Dear conservative and Republican friends,

If you know anything about me, you’ll know that I’m a liberal. I wasn’t raised that way. I grew up in a relatively traditional and Republican environment, actually, and I held the views in alignment with that environment dear to my heart. Around eighth and ninth grade, I began to come into my own and form opinions based on my own observations, experiences, and reasoning. I really do believe that that’s part of growing up.

But it doesn’t really matter how I grew up or what the past is. What matters is the present, and right now, in this present moment, I’d like to make peace.  In the past, I admit, I’ve become angry with you–well, not you, per se, but the stark contrast in our perspectives. My liberal beliefs form a large part of how I interpret our current political atmosphere, how I come to conclusions about the world, and even how I choose to live my life. In the midst of my own fervor, I’ve forgotten that you most likely feel the same way about your views. It would be unfair for me to claim that I’m more of an activist than you are. You are an activist in your own way, and I admire your passion–yes, even if it directly conflicts with mine.

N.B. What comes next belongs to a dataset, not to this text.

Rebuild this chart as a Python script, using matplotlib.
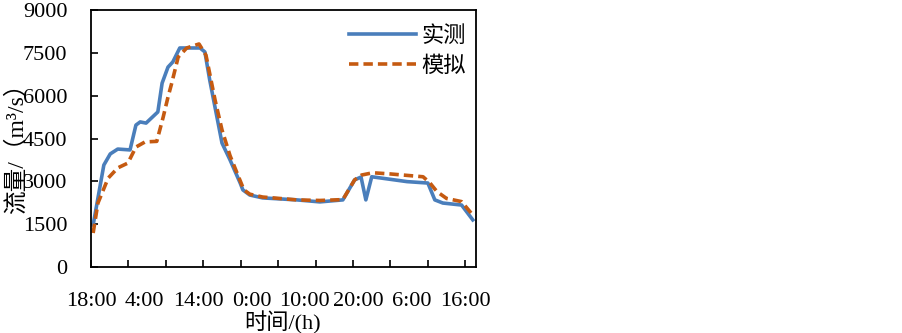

I’m starting to accept that we will never see eye to eye on many of the things that matter deeply to both of us. And you know what? That’s okay. We’ll never change each other’s minds by arguing, whether in person or online, so let’s just put it all to rest. I hate what politics have done to how we view each other–at least, how I view you, and how I perceive you to view me (my perceptions are admittedly faulty, so please correct me if I’m wrong). I just want to go back to when none of this was an issue. I want to talk about things like nature, art, music, our stories, our hopes, our dreams. These things bring us together on a truly human and universal level.

So please, take this as an olive branch from me. I will not think of you as bigoted, closed-minded, or intolerant. I hope that you won’t think of me as wayward, clueless, or amoral. All I want is peace between us. Hopefully this post will help soothe some of the animosity.